When the teams turned their attention to bid and funnel management, a similar pattern emerged. The team recommended that a different, more automated process be used for small bids. This would free up more time for representatives to invest personally in closing larger deals. Consequently, the team created and implemented three tools that improved the overall bid/funnel process:

  • an automated tool reduced the man-hours needed to generate and track smaller bids
  • a centralized knowledge tool provided shared access to information about top products, such as features, pricing and key contacts, thus eliminating the need for individual salespeople to compile this data
  • a master calendar dedicated to tracking major deals optimized allocation of sales managers' time with important customers

With these changes and tools in place, the sales force had more productive weekly sales meetings and could allocate its time more smartly to hot leads and larger deals while in the field.

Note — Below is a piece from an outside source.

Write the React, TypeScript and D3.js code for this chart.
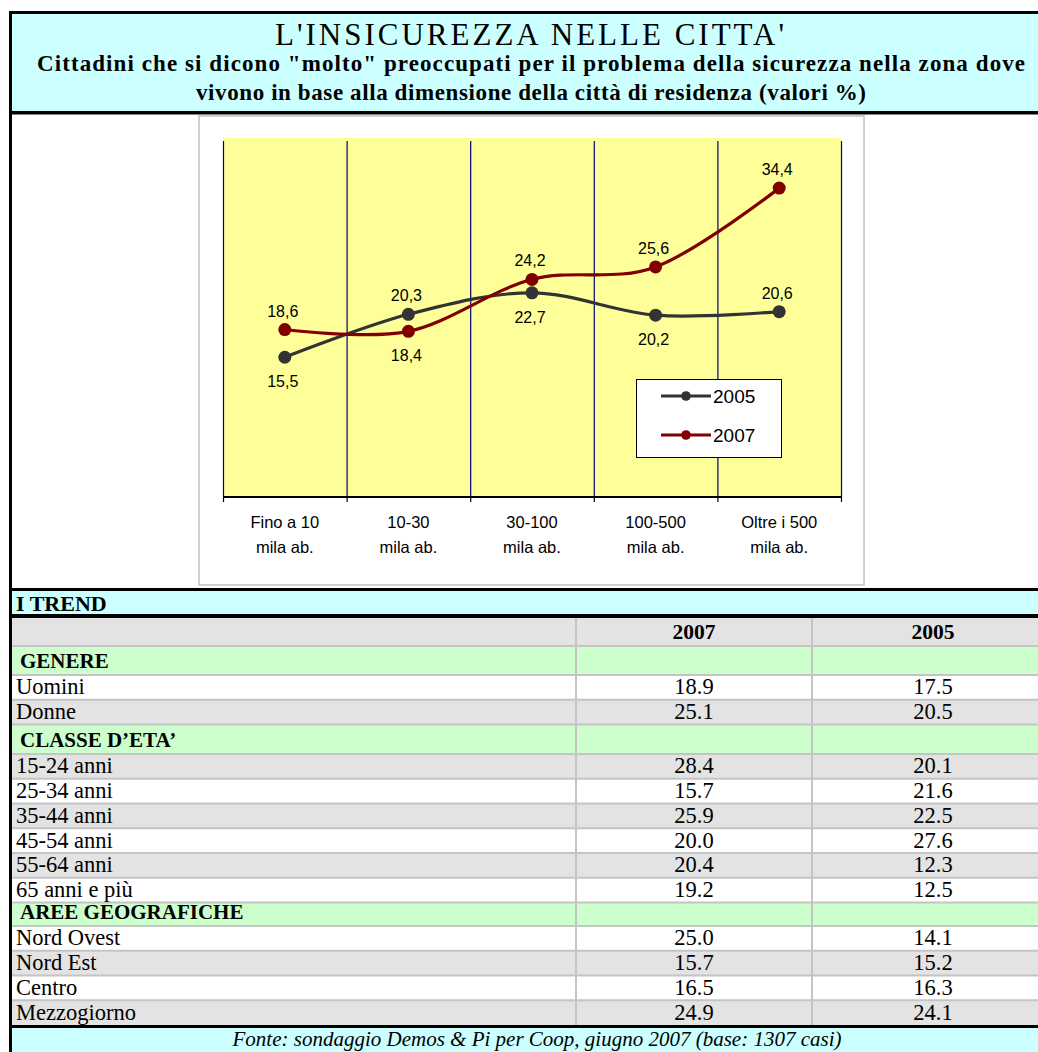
import React from 'react';
import * as d3 from 'd3';

// ---- chart data: city size vs share "molto" preoccupati ----
const categoryLines: string[][] = [
  ['Fino a 10', 'mila ab.'],
  ['10-30', 'mila ab.'],
  ['30-100', 'mila ab.'],
  ['100-500', 'mila ab.'],
  ['Oltre i 500', 'mila ab.'],
];
const seriesNames = ['2005', '2007'];
const values2005 = [15.5, 20.3, 22.7, 20.2, 20.6];
const values2007 = [18.6, 18.4, 24.2, 25.6, 34.4];
const yTicks = [0, 40];

// ---- trend table ----
const tableColumns = ['2007', '2005'];
const sectionTitles = ['GENERE', 'CLASSE D\u2019ETA\u2019', 'AREE GEOGRAFICHE'];
const genereLabels = ['Uomini', 'Donne'];
const genere2007 = [18.9, 25.1];
const genere2005 = [17.5, 20.5];
const etaLabels = ['15-24 anni', '25-34 anni', '35-44 anni', '45-54 anni', '55-64 anni', '65 anni e più'];
const eta2007 = [28.4, 15.7, 25.9, 20.0, 20.4, 19.2];
const eta2005 = [20.1, 21.6, 22.5, 27.6, 12.3, 12.5];
const areeLabels = ['Nord Ovest', 'Nord Est', 'Centro', 'Mezzogiorno'];
const aree2007 = [25.0, 15.7, 16.5, 24.9];
const aree2005 = [14.1, 15.2, 16.3, 24.1];

const titleText = "L'INSICUREZZA NELLE CITTA'";
const subtitleLines = [
  'Cittadini che si dicono "molto" preoccupati per il problema della sicurezza nella zona dove',
  'vivono  in base alla dimensione della città di residenza (valori %)',
];
const trendTitle = 'I TREND';
const sourceText = 'Fonte: sondaggio Demos & Pi per Coop, giugno 2007 (base: 1307 casi)';

// ---- styling ----
const CYAN = '#CCFFFF';
const GREEN = '#CCFFCC';
const ROW_GRAY = '#E3E3E3';
const SEP = '#C4C4C4';
const PLOT_YELLOW = '#FFFF99';
const GRID_NAVY = '#000080';
const COLOR_2005 = '#333333';
const COLOR_2007 = '#800000';
const SERIF = '"Liberation Serif", "Times New Roman", serif';
const SANS = '"Liberation Sans", Arial, sans-serif';

const W = 1038;
const H = 1052;
const BOX_R = 1052;
const TABLE_FONT = 22.5;

type Row = { kind: 'section' | 'data'; label: string; v07?: number; v05?: number };

function buildRows(): Row[] {
  const groups: [string, string[], number[], number[]][] = [
    [sectionTitles[0], genereLabels, genere2007, genere2005],
    [sectionTitles[1], etaLabels, eta2007, eta2005],
    [sectionTitles[2], areeLabels, aree2007, aree2005],
  ];
  const rows: Row[] = [];
  groups.forEach(([t, labels, a, b]) => {
    rows.push({ kind: 'section', label: t });
    labels.forEach((l, i) => rows.push({ kind: 'data', label: l, v07: a[i], v05: b[i] }));
  });
  return rows;
}

const comma = (v: number) => d3.format('.1f')(v).replace('.', ',');
const dot = d3.format('.1f');

function Chart() {
  const plot = { left: 223, right: 841, top: 138, bottom: 497 };
  const idx = categoryLines.map((_, i) => i);
  const x = d3.scaleBand<number>().domain(idx).range([plot.left, plot.right]);
  const cx = (i: number) => (x(i) as number) + x.bandwidth() / 2;
  const y = d3.scaleLinear().domain([yTicks[0], yTicks[1]]).range([plot.bottom - 1, plot.top]);
  const bounds = d3.range(idx.length + 1).map((i) => plot.left + i * x.step());

  const line = d3
    .line<number>()
    .x((_, i) => cx(i))
    .y((d) => y(d))
    .curve(d3.curveCatmullRom.alpha(0));

  const series = [
    { name: seriesNames[0], values: values2005, other: values2007, color: COLOR_2005 },
    { name: seriesNames[1], values: values2007, other: values2005, color: COLOR_2007 },
  ];

  // lower value sits under its marker when the other series is close by
  const labelBelow = (v: number, o: number) => v < o && o - v < 10;

  return (
    <g>
      <rect x={199} y={116} width={665} height={469} fill="#fff" stroke="#C0C0C0" strokeWidth={1.5} />
      <rect x={plot.left} y={plot.top} width={plot.right - plot.left} height={plot.bottom - plot.top} fill={PLOT_YELLOW} />
      {bounds.map((bx, i) => (
        <line key={'g' + i} x1={bx + 0.5} x2={bx + 0.5} y1={plot.top + 3} y2={plot.bottom} stroke={GRID_NAVY} strokeWidth={1.2} />
      ))}
      <line x1={plot.left} x2={plot.right + 1} y1={plot.bottom} y2={plot.bottom} stroke="#000" strokeWidth={1.8} />
      {bounds.map((bx, i) => (
        <line key={'t' + i} x1={bx + 0.5} x2={bx + 0.5} y1={plot.bottom} y2={plot.bottom + 5} stroke="#000" strokeWidth={1.2} />
      ))}
      {categoryLines.map((ls, i) => (
        <text key={'c' + i} x={cx(i)} textAnchor="middle" fontFamily={SANS} fontSize={16.5} fill="#000">
          <tspan x={cx(i)} y={528}>{ls[0]}</tspan>
          <tspan x={cx(i)} y={553}>{ls[1]}</tspan>
        </text>
      ))}
      {series.map((s) => (
        <path key={'p' + s.name} d={line(s.values) as string} fill="none" stroke={s.color} strokeWidth={3.2} strokeLinejoin="round" />
      ))}
      {series.map((s) =>
        s.values.map((v, i) => (
          <circle key={s.name + 'm' + i} cx={cx(i)} cy={y(v)} r={6.5} fill={s.color} />
        ))
      )}
      {series.map((s) =>
        s.values.map((v, i) => {
          const below = labelBelow(v, s.other[i]);
          return (
            <text
              key={s.name + 'l' + i}
              x={cx(i) - 2}
              y={y(v) + (below ? 30 : -13)}
              textAnchor="middle"
              fontFamily={SANS}
              fontSize={16}
              fill="#000"
            >
              {comma(v)}
            </text>
          );
        })
      )}
      <g>
        <rect x={636.5} y={379.5} width={145} height={78} fill="#fff" stroke="#000" strokeWidth={1} />
        {series.map((s, k) => {
          const ly = 396 + k * 39;
          return (
            <g key={'lg' + s.name}>
              <line x1={661} x2={711} y1={ly} y2={ly} stroke={s.color} strokeWidth={3} />
              <circle cx={686} cy={ly} r={4.8} fill={s.color} />
              <text x={713} y={ly + 7} fontFamily={SANS} fontSize={19} fill="#000">
                {s.name}
              </text>
            </g>
          );
        })}
      </g>
    </g>
  );
}

function Table() {
  const rows = buildRows();
  const top = 618;
  const headerH = 28;
  const sectionH = [29, 29.5, 23.5];
  const dataH = 24.75;
  const colSep = [576, 812];
  const colCenter = [694, 933];

  let cursor = top + headerH;
  let secIdx = 0;
  const laid = rows.map((r, i) => {
    const h = r.kind === 'section' ? sectionH[secIdx++] : dataH;
    const y0 = cursor;
    cursor += h;
    return { ...r, y0, y1: cursor, idx: i + 1 };
  });
  const bottom = cursor;

  return (
    <g>
      <rect x={12} y={top} width={BOX_R - 12} height={headerH} fill={ROW_GRAY} />
      {tableColumns.map((c, k) => (
        <text key={'h' + c} x={colCenter[k]} y={top + headerH - 7} textAnchor="middle" fontFamily={SERIF} fontWeight="bold" fontSize={21.5}>
          {c}
        </text>
      ))}
      {laid.map((r, i) => (
        <rect
          key={'r' + i}
          x={12}
          y={r.y0}
          width={BOX_R - 12}
          height={r.y1 - r.y0}
          fill={r.kind === 'section' ? GREEN : r.idx % 2 === 1 ? ROW_GRAY : '#fff'}
        />
      ))}
      {laid.map((r, i) => (
        <line key={'s' + i} x1={12} x2={BOX_R} y1={r.y0} y2={r.y0} stroke={SEP} strokeWidth={2} />
      ))}
      {colSep.map((cxs, k) => (
        <line key={'v' + k} x1={cxs} x2={cxs} y1={top} y2={bottom} stroke={SEP} strokeWidth={2} />
      ))}
      {laid.map((r, i) =>
        r.kind === 'section' ? (
          <text key={'t' + i} x={20} y={r.y1 - 7} fontFamily={SERIF} fontWeight="bold" fontSize={21}>
            {r.label}
          </text>
        ) : (
          <g key={'t' + i}>
            <text x={16} y={r.y1 - 5.5} fontFamily={SERIF} fontSize={TABLE_FONT}>
              {r.label}
            </text>
            <text x={colCenter[0]} y={r.y1 - 5.5} textAnchor="middle" fontFamily={SERIF} fontSize={TABLE_FONT}>
              {dot(r.v07 as number)}
            </text>
            <text x={colCenter[1]} y={r.y1 - 5.5} textAnchor="middle" fontFamily={SERIF} fontSize={TABLE_FONT}>
              {dot(r.v05 as number)}
            </text>
          </g>
        )
      )}
      <rect x={10} y={bottom} width={BOX_R} height={3} fill="#000" />
    </g>
  );
}

export default function App() {
  return (
    <svg
      width={W}
      height={H}
      viewBox={`0 0 ${W} ${H}`}
      style={{ position: 'absolute', left: 0, top: 0, background: '#fff' }}
    >
      {/* title band */}
      <rect x={12} y={14} width={BOX_R} height={97} fill={CYAN} />
      <text x={531} y={45} textAnchor="middle" fontFamily={SERIF} fontSize={31} letterSpacing={3} fill="#000">
        {titleText}
      </text>
      <text x={531} y={71} textAnchor="middle" fontFamily={SERIF} fontWeight="bold" fontSize={23} textLength={988} lengthAdjust="spacing">
        {subtitleLines[0]}
      </text>
      <text x={531} y={100} textAnchor="middle" fontFamily={SERIF} fontWeight="bold" fontSize={23} textLength={670} lengthAdjust="spacing">
        {subtitleLines[1]}
      </text>
      <rect x={10} y={111} width={BOX_R} height={3.5} fill="#000" />

      <Chart />

      {/* trend section header */}
      <rect x={10} y={588} width={BOX_R} height={3} fill="#000" />
      <rect x={12} y={591} width={BOX_R} height={23} fill={CYAN} />
      <text x={16} y={611} fontFamily={SERIF} fontWeight="bold" fontSize={22} fill="#000">
        {trendTitle}
      </text>
      <rect x={10} y={614} width={BOX_R} height={4} fill="#000" />

      <Table />

      {/* source band */}
      <rect x={12} y={1028} width={BOX_R} height={30} fill={CYAN} />
      <text x={537} y={1046} textAnchor="middle" fontFamily={SERIF} fontStyle="italic" fontSize={21} fill="#000">
        {sourceText}
      </text>

      {/* outer frame */}
      <rect x={10.5} y={12.5} width={BOX_R} height={H + 10} fill="none" stroke="#000" strokeWidth={3} />
    </svg>
  );
}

By removing unnecessary administrative activities and optimizing interfaces with sales-support desks, the sales organization was able to accomplish its ultimate goal—growing sales with a smaller sales force. The team saw an increase of productive time of sales personnel by 20 percent and almost double the number of customer visits sales people made, from 3.7 to over 6. They also accomplished an increase of 10 percent in the funnel value—the yield of prospects in stages from lead to negotiation in the sales funnel—in a 10-week pilot, and this improvement was maintained as the new processes and tools were rolled out to other regions.